Winfrey toured the exhibit on Wednesday and told CBS This Morning that she was honored by the exhibit and the response to it. “I do believe that we had a big impact on the culture, and I continue to feel that from people every day,” she said.
The television personality has donated $21 million to the museum. But museum director Lonnie Bunch said the donation did not influence the creation of the showcase.
“This is not a show for Oprah or by Oprah,” he said. “This is a show about other issues using the lens of Oprah.”
Among the first objects that visitors see is a yellowed pennant from the 1963 March on Washington, and the diploma of Carlotta Walls, one of the nine black students who integrated Central High School in Little Rock, Arkansas, in 1957.
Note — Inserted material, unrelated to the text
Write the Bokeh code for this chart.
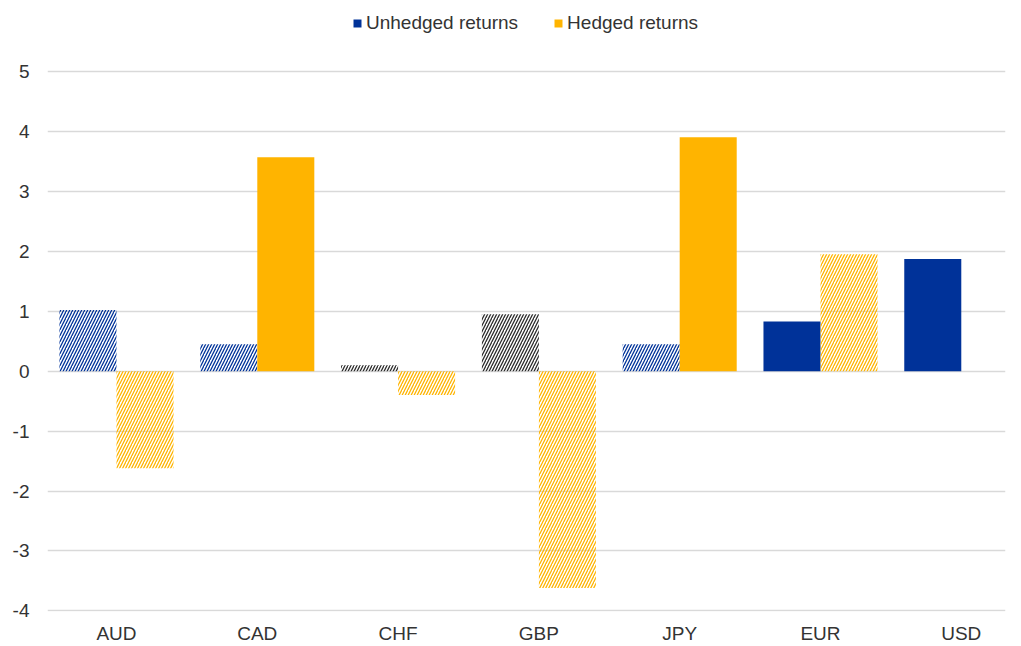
from bokeh.plotting import figure
from bokeh.models import ColumnDataSource, Range1d, Legend, LegendItem, FixedTicker
from bokeh.transform import dodge
from bokeh.embed import file_html
from bokeh.resources import INLINE

categories = ["AUD", "CAD", "CHF", "GBP", "JPY", "EUR", "USD"]
unhedged = [1.02, 0.45, 0.10, 0.95, 0.45, 0.83, 1.87]
hedged = [-1.62, 3.57, -0.40, -3.62, 3.90, 1.95, 0.0]
y_ticks = [-4, -3, -2, -1, 0, 1, 2, 3, 4, 5]

# presentation: hatched (not significant) vs solid bars
unhedged_style = ["hatch", "hatch", "dark", "dark", "hatch", "solid", "solid"]
hedged_style = ["hatch", "solid", "hatch", "hatch", "solid", "hatch", "solid"]

BLUE = "#003299"
YELLOW = "#FFB400"
DARK = "#2b2b2b"
FONT = "Liberation Sans"
TEXT = "#333333"


def style_cols(styles, color):
    fill_alpha, hatch_pat, hatch_col = [], [], []
    for s in styles:
        if s == "solid":
            fill_alpha.append(1.0)
            hatch_pat.append(" ")
            hatch_col.append(color)
        else:
            fill_alpha.append(0.0)
            hatch_pat.append("/")
            hatch_col.append(DARK if s == "dark" else color)
    return fill_alpha, hatch_pat, hatch_col


idx = list(range(len(categories)))
ua, up, uc = style_cols(unhedged_style, BLUE)
ha, hp, hc = style_cols(hedged_style, YELLOW)

src_u = ColumnDataSource(dict(x=idx, top=unhedged, fa=ua, hp=up, hc=uc))
src_h = ColumnDataSource(dict(x=idx, top=hedged, fa=ha, hp=hp, hc=hc))

# frame spans the full height so the legend (top) sits inside it
p = figure(width=1021, height=646, output_backend="svg", toolbar_location=None,
           x_range=Range1d(-0.49, 6.314), y_range=Range1d(-4.01, 6.183),
           min_border_left=47, min_border_right=16, min_border_top=0,
           min_border_bottom=0)
p.outline_line_color = None
p.background_fill_color = "white"

bw = 0.405
ru = p.vbar(x=dodge("x", -bw / 2), top="top", bottom=0, width=bw, source=src_u,
            fill_color=BLUE, fill_alpha="fa", line_color=None,
            hatch_pattern="hp", hatch_color="hc", hatch_scale=6, hatch_weight=1.3)
rh = p.vbar(x=dodge("x", bw / 2), top="top", bottom=0, width=bw, source=src_h,
            fill_color=YELLOW, fill_alpha="fa", line_color=None,
            hatch_pattern="hp", hatch_color="hc", hatch_scale=6, hatch_weight=1.3)

# legend swatches taken from a solid bar of each series
legend = Legend(items=[LegendItem(label="Unhedged returns", renderers=[ru],
                                  index=unhedged_style.index("solid")),
                       LegendItem(label="Hedged returns", renderers=[rh],
                                  index=hedged_style.index("solid"))],
                orientation="horizontal", location=(305, 577),
                padding=0, margin=0, spacing=35, label_standoff=4,
                glyph_width=10, glyph_height=10,
                label_text_font=FONT, label_text_font_size="19px",
                label_text_color=TEXT, border_line_color=None,
                background_fill_alpha=0)
p.add_layout(legend, "center")

p.xgrid.grid_line_color = None
p.ygrid.grid_line_color = "#d9d9d9"
p.ygrid.grid_line_width = 1.4

p.yaxis.ticker = FixedTicker(ticks=y_ticks)
p.yaxis.major_label_overrides = {t: str(t) for t in y_ticks}
p.xaxis.ticker = FixedTicker(ticks=idx)
p.xaxis.major_label_overrides = {i: c for i, c in enumerate(categories)}
for ax in (p.xaxis[0], p.yaxis[0]):
    ax.axis_line_color = None
    ax.major_tick_line_color = None
    ax.minor_tick_line_color = None
    ax.major_tick_out = 0
    ax.major_tick_in = 0
    ax.minor_tick_out = 0
    ax.minor_tick_in = 0
    ax.major_label_text_font = FONT
    ax.major_label_text_font_size = "19px"
    ax.major_label_text_color = TEXT
p.yaxis.major_label_standoff = 18
p.xaxis.major_label_standoff = 11

open("out.html", "w").write(file_html(p, INLINE))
“This exhibition is really an opportunity to explore the cultural impact of The Oprah Winfrey Show,” said exhibitions curator Kathleen Kendricks. “This is a chance to really put Oprah in this broader context of African-American history and culture and unpack her popularity and significance.”
Winfrey’s headshot pops out of magazine covers stretching across the wall: Fortune, EBONY, Mediaweek, National Review, Newsweek. Her first name is used as a verb, along with new words like “Oprahfication” and “Oprahliferative.”